Friday, September 16, 2011

Energy Slaves

Buckminister Fuller and his Geodesic Dome
Many, many years ago (around 1971 as I remember) I had a chance to have a sit-down with the great Buckminster Fuller (see: Wikipedia Entry). I was demonstrating for him a piece of software that I had architected called MUSE®. MUSE, among many other things, had a mechanism for resolving units calculations such as BTUs to calories ... and all the more complex physics conversions. Mr. Fuller was quite impressed with this capability until I showed him that it also handled monetary units conversions (such as drachmas to dollars) at which point he bristled. Apparently he, being an outside-the-box thinker, felt that mixing the metaphysical (monetary units) with the physical units was anathema.

He then revealed to me his far-sighted solution to this dilemma – all national currencies should be based upon the cost of producing a quantity of work. He called this monetary unit an “energy slave” (see: Calculations) on the basis that it would be the same the world around and would not be susceptible to the political vagaries of national bank shenanigans and/or a particular country’s trade policies. And, if one thinks about it, the amount of energy that our world possesses is constantly being augmented by that grand and universal mint, the sun.  Therefore our global money supply would expand at a fairly predictable rate.

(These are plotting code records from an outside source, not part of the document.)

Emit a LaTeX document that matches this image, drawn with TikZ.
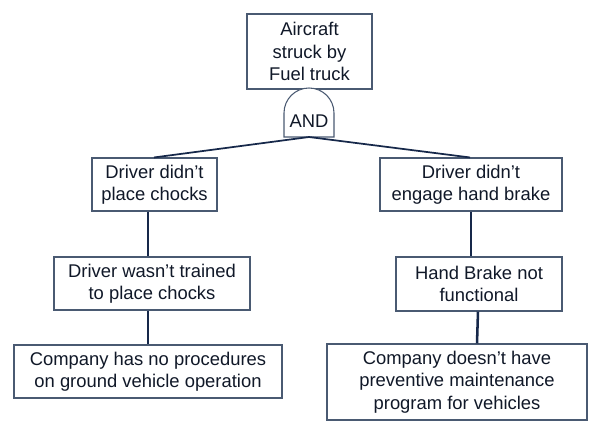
\documentclass[tikz,border=0pt]{standalone}
\usepackage{fontspec}
\setmainfont{Liberation Sans}
\definecolor{boxline}{HTML}{4A5A72}
\definecolor{conn}{HTML}{16284A}
\definecolor{txt}{HTML}{101828}
\begin{document}
\begin{tikzpicture}[x=0.75pt,y=-0.75pt,
  evbox/.style={draw=boxline,line width=0.8pt,fill=white,rectangle,align=center,inner sep=0pt,
    font=\fontsize{13.8}{16.8}\selectfont,text=txt},
  vconn/.style={draw=conn,line width=1.9pt},
  sconn/.style={draw=conn,line width=1.3pt}]
\useasboundingbox (0,0) rectangle (597,429);
% top event
\node[evbox,minimum width=125*0.75pt,minimum height=75*0.75pt] (top) at (309.5,51.5) {Aircraft\\struck by\\Fuel truck};
% AND gate
\draw[boxline,line width=0.8pt,fill=white] (284,137) -- (284,113) arc[start angle=180,end angle=0,radius=25*0.75pt] -- (334,137) -- cycle;
\coordinate (gb) at (309,137);
\node[font=\fontsize{13.8}{16.8}\selectfont,text=txt] (gate) at (309,121) {AND};
% left branch
\node[evbox,minimum width=125*0.75pt,minimum height=53*0.75pt] (l1) at (154.5,184.5) {Driver didn’t\\place chocks};
\node[evbox,minimum width=196*0.75pt,minimum height=53*0.75pt] (l2) at (152,283.5) {Driver wasn’t trained\\to place chocks};
\node[evbox,minimum width=268*0.75pt,minimum height=53*0.75pt] (l3) at (148,371.5) {Company has no procedures\\on ground vehicle operation};
% right branch
\node[evbox,minimum width=182*0.75pt,minimum height=53*0.75pt] (r1) at (471,184.5) {Driver didn’t\\engage hand brake};
\node[evbox,minimum width=166*0.75pt,minimum height=54*0.75pt] (r2) at (479,284) {Hand Brake not\\functional};
\node[evbox,minimum width=260*0.75pt,minimum height=76*0.75pt] (r3) at (457,382) {Company doesn’t have\\preventive maintenance\\program for vehicles};
% connectors
\draw[sconn] (gb) -- ([xshift=-0.5*0.75pt]l1.north);
\draw[sconn] (gb) -- ([xshift=-1*0.75pt]r1.north);
\draw[vconn] ([xshift=-6.5*0.75pt]l1.south) -- ([xshift=-4*0.75pt]l2.north);
\draw[vconn] ([xshift=-4*0.75pt]l2.south) -- (l3.north);
\draw[vconn] (r1.south) -- ([xshift=-8*0.75pt]r2.north);
\draw[vconn] ([xshift=-1*0.75pt]r2.south) -- ([xshift=20*0.75pt]r3.north);
\end{tikzpicture}
\end{document}
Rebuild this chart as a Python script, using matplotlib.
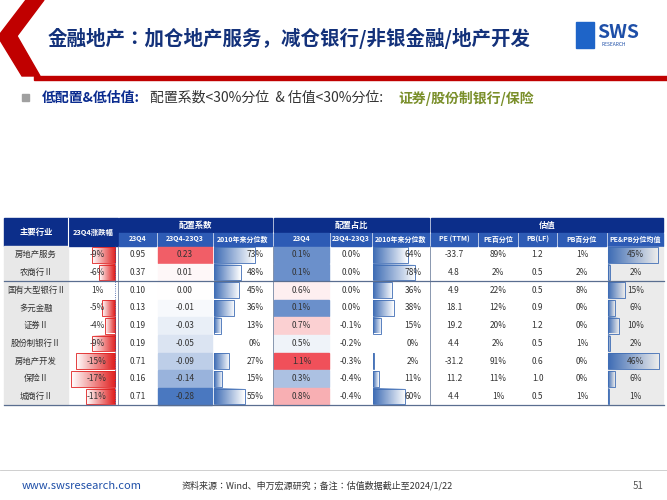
import glob
import numpy as np
import matplotlib
matplotlib.use("Agg")
import matplotlib.pyplot as plt
from matplotlib import font_manager
from matplotlib.patches import Rectangle, Polygon
from matplotlib.colors import LinearSegmentedColormap

cjk = None
for f in glob.glob("/usr/share/fonts/**/*CJK*", recursive=True) + glob.glob("/usr/share/fonts/**/*cjk*", recursive=True):
    try:
        font_manager.fontManager.addfont(f)
    except Exception:
        pass
names = {f.name for f in font_manager.fontManager.ttflist}
for cand in ["Noto Sans CJK SC", "Noto Sans CJK JP", "Noto Sans SC", "Noto Sans CJK"]:
    if cand in names:
        cjk = cand
        break
if cjk is None:
    cjk = next((n for n in names if "CJK" in n), "DejaVu Sans")
plt.rcParams['font.family'] = [cjk, 'DejaVu Sans']

industries = ["房地产服务", "农商行Ⅱ", "国有大型银行Ⅱ", "多元金融", "证券Ⅱ", "股份制银行Ⅱ", "房地产开发", "保险Ⅱ", "城商行Ⅱ"]
chg_23q4 = [-9, -6, 1, -5, -4, -9, -15, -17, -11]
coef_23q4 = [0.95, 0.37, 0.10, 0.13, 0.19, 0.19, 0.71, 0.16, 0.71]
coef_diff = [0.23, 0.01, 0.00, -0.01, -0.03, -0.05, -0.09, -0.14, -0.28]
coef_pct = [73, 48, 45, 36, 13, 0, 27, 15, 55]
share_23q4 = [0.1, 0.1, 0.6, 0.1, 0.7, 0.5, 1.1, 0.3, 0.8]
share_diff = [0.0, 0.0, 0.0, 0.0, -0.1, -0.2, -0.3, -0.4, -0.4]
share_pct = [64, 78, 36, 38, 15, 0, 2, 11, 60]
pe_ttm = [-33.7, 4.8, 4.9, 18.1, 19.2, 4.4, -31.2, 11.2, 4.4]
pe_pct = [89, 2, 22, 12, 20, 2, 91, 11, 1]
pb_lf = [1.2, 0.5, 0.5, 0.9, 1.2, 0.5, 0.6, 1.0, 0.5]
pb_pct = [1, 2, 8, 0, 0, 1, 0, 0, 1]
avg_pct = [45, 2, 15, 6, 10, 2, 46, 6, 1]

group_titles = ["配置系数", "配置占比", "估值"]
sub_titles = ["23Q4", "23Q4-23Q3", "2010年来分位数", "23Q4", "23Q4-23Q3", "2010年来分位数",
              "PE (TTM)", "PE百分位", "PB(LF)", "PB百分位", "PE&PB分位均值"]

W, H = 667, 500
fig = plt.figure(figsize=(6.67, 5.0), dpi=100)
ax = fig.add_axes([0, 0, 1, 1])
ax.set_xlim(0, W); ax.set_ylim(H, 0); ax.axis('off')

RED = "#C00000"; NAVY = "#0B2C8F"
ax.add_patch(Polygon([[26, 0], [44, 0], [17, 36], [40, 76], [22, 76], [0, 40], [0, 34]], closed=True, color=RED))
ax.add_patch(Rectangle((34, 76), W - 34, 4, color=RED))
ax.text(48, 38, "金融地产：加仓地产服务，减仓银行/非银金融/地产开发", fontsize=14, fontweight='bold',
        color="#13317A", va='center', ha='left')
ax.add_patch(Rectangle((576, 22), 18, 26, color="#1E64C8"))
ax.text(597, 32, "SWS", fontsize=14, fontweight='bold', color="#1E4FA8", va='center')
ax.text(601, 45, "RESEARCH", fontsize=3.5, color="#1E4FA8", va='center')

ax.add_patch(Rectangle((22, 94), 7, 7, color="#A0A0A0"))
ax.text(42, 98, "低配置&低估值:", fontsize=10, fontweight='bold', color=NAVY, va='center')
ax.text(150, 98, "配置系数<30%分位  & 估值<30%分位:", fontsize=10, color="#333333", va='center')
ax.text(398, 98, "证券/股份制银行/保险", fontsize=10, fontweight='bold', color="#7A8F2A", va='center')

xs = [4, 68, 118, 157, 213, 273, 330, 372, 430, 478, 518, 557, 607, 664]
y0, yh1, yh2 = 218, 232, 246
rh = 17.7
n = len(industries)
fs = 6
HDR = "#0C2E8A"; SUB = "#2D5BB5"

ax.add_patch(Rectangle((xs[0], y0), xs[2] - xs[0], yh2 - y0, color=HDR))
ax.text((xs[0] + xs[1]) / 2, (y0 + yh2) / 2, "主要行业", color="white", fontsize=fs, ha='center', va='center', fontweight='bold')
ax.text((xs[1] + xs[2]) / 2, (y0 + yh2) / 2, "23Q4涨跌幅", color="white", fontsize=5.3, ha='center', va='center', fontweight='bold')
ax.plot([xs[1], xs[1]], [y0, yh2], color='white', lw=0.8)
for g, (a, b) in enumerate([(2, 5), (5, 8), (8, 13)]):
    ax.add_patch(Rectangle((xs[a] + 1, y0), xs[b] - xs[a] - 2, yh1 - y0, color=HDR))
    ax.text((xs[a] + xs[b]) / 2, (y0 + yh1) / 2, group_titles[g], color="white", fontsize=fs, ha='center', va='center', fontweight='bold')
for i, t in enumerate(sub_titles):
    a, b = xs[i + 2], xs[i + 3]
    ax.add_patch(Rectangle((a + 1, yh1 + 1), b - a - 2, yh2 - yh1 - 1, color=SUB))
    ax.text((a + b) / 2, (yh1 + yh2) / 2, t, color="white", fontsize=5.0, ha='center', va='center', fontweight='bold')

heat = LinearSegmentedColormap.from_list("h", ["#4A78C0", "#FFFFFF", "#F0505A"])

def grad_bar(x, y, w, h, c1, c2, reverse=False):
    if w <= 0:
        return
    g = np.linspace(0, 1, 50)[None, :]
    if reverse:
        g = g[:, ::-1]
    cm = LinearSegmentedColormap.from_list("g", [c1, c2])
    ax.imshow(g, cmap=cm, extent=(x, x + w, y + h, y), aspect='auto', zorder=2)
    ax.add_patch(Rectangle((x, y), w, h, fill=False, ec=c1, lw=0.6, zorder=3))

for r in range(n):
    ty = yh2 + r * rh
    cy = ty + rh / 2
    ax.add_patch(Rectangle((xs[0], ty), xs[1] - xs[0], rh, color="#E8E8E8"))
    ax.text((xs[0] + xs[1]) / 2, cy, industries[r], fontsize=fs, ha='center', va='center', color="#333")
    axis_x = 115
    v = chg_23q4[r]
    if v < 0:
        grad_bar(axis_x + v * 2.6, ty + 1, -v * 2.6, rh - 2, "#E02020", "#FFFFFF", reverse=True)
    ax.text((xs[1] + xs[2]) / 2 + 4, cy, f"{v}%", fontsize=fs, ha='center', va='center', color="#333", zorder=4)
    ax.text((xs[2] + xs[3]) / 2, cy, f"{coef_23q4[r]:.2f}", fontsize=fs, ha='center', va='center', color="#333")
    ax.add_patch(Rectangle((xs[3] + 1, ty + 0.5), xs[4] - xs[3] - 2, rh - 1,
                           color=heat(0.5 + coef_diff[r] / 0.5)))
    ax.text((xs[3] + xs[4]) / 2, cy, f"{coef_diff[r]:.2f}", fontsize=fs, ha='center', va='center', color="#333")
    w = (xs[5] - xs[4] - 4) * coef_pct[r] / 100
    grad_bar(xs[4] + 1, ty + 1, w, rh - 2, "#3F6DB5", "#FFFFFF")
    ax.text((xs[4] + xs[5]) / 2 + 12, cy, f"{coef_pct[r]}%", fontsize=fs, ha='center', va='center', color="#333", zorder=4)
    ax.add_patch(Rectangle((xs[5] + 1, ty + 0.5), xs[6] - xs[5] - 2, rh - 1,
                           color=heat(np.clip(0.5 + (share_23q4[r] - 0.55) / 1.1, 0, 1))))
    ax.text((xs[5] + xs[6]) / 2, cy, f"{share_23q4[r]:.1f}%", fontsize=fs, ha='center', va='center', color="#333")
    ax.text((xs[6] + xs[7]) / 2, cy, f"{share_diff[r]:.1f}%", fontsize=fs, ha='center', va='center', color="#333")
    w = (xs[8] - xs[7] - 4) * share_pct[r] / 100
    grad_bar(xs[7] + 1, ty + 1, w, rh - 2, "#3F6DB5", "#FFFFFF")
    ax.text((xs[7] + xs[8]) / 2 + 12, cy, f"{share_pct[r]}%", fontsize=fs, ha='center', va='center', color="#333", zorder=4)
    ax.text((xs[8] + xs[9]) / 2, cy, f"{pe_ttm[r]:.1f}", fontsize=fs, ha='center', va='center', color="#333")
    ax.text((xs[9] + xs[10]) / 2, cy, f"{pe_pct[r]}%", fontsize=fs, ha='center', va='center', color="#333")
    ax.text((xs[10] + xs[11]) / 2, cy, f"{pb_lf[r]:.1f}", fontsize=fs, ha='center', va='center', color="#333")
    ax.text((xs[11] + xs[12]) / 2, cy, f"{pb_pct[r]}%", fontsize=fs, ha='center', va='center', color="#333")
    ax.add_patch(Rectangle((xs[12] + 1, ty + 0.5), xs[13] - xs[12] - 2, rh - 1, color="#EBEBEB"))
    w = (xs[13] - xs[12] - 2) * avg_pct[r] / 50
    grad_bar(xs[12] + 1, ty + 1, max(w, 1), rh - 2, "#3F6DB5", "#EBEBEB")
    ax.text((xs[12] + xs[13]) / 2, cy, f"{avg_pct[r]}%", fontsize=fs, ha='center', va='center', color="#333", zorder=4)

ybot = yh2 + n * rh
ax.plot([xs[0], xs[13]], [yh2 + 2 * rh] * 2, color="#5A6E90", lw=0.9, zorder=5)
ax.plot([xs[0], xs[13]], [ybot] * 2, color="#5A6E90", lw=0.9, zorder=5)
ax.plot([115, 115], [yh2, ybot], color="#3050A0", lw=0.6, ls=':', zorder=5)
for xv in [xs[2], xs[5], xs[8]]:
    ax.plot([xv, xv], [yh2, ybot], color="#5A6E90", lw=0.5, zorder=5)

ax.plot([0, W], [470, 470], color="#C8C8C8", lw=0.6)
ax.text(22, 486, "www.swsresearch.com", fontsize=8, color="#1E4FA8", va='center')
ax.text(182, 486, "资料来源：Wind、申万宏源研究；备注：估值数据截止至2024/1/22", fontsize=6.5, color="#333", va='center')
ax.text(644, 486, "51", fontsize=7, color="#555", va='center', ha='right')

fig.savefig("out.png", dpi=100)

Upon reflection and given the current ultra-fluid nature of world currency markets, I hearken back to Mr. Fuller’s idea. Were we to adopt this notion for an international monetary base, China would not be able to artificially devalue its currency, the yuan, to capture world manufacturing; countries would not be able to inflate their way out of their profligate spending and borrowing ways; and gold might not be the Silas-Marner investment haven it has become. And, very possibly, this country might adopt more rational policies toward the development of our own energy resources. Wouldn’t that be special?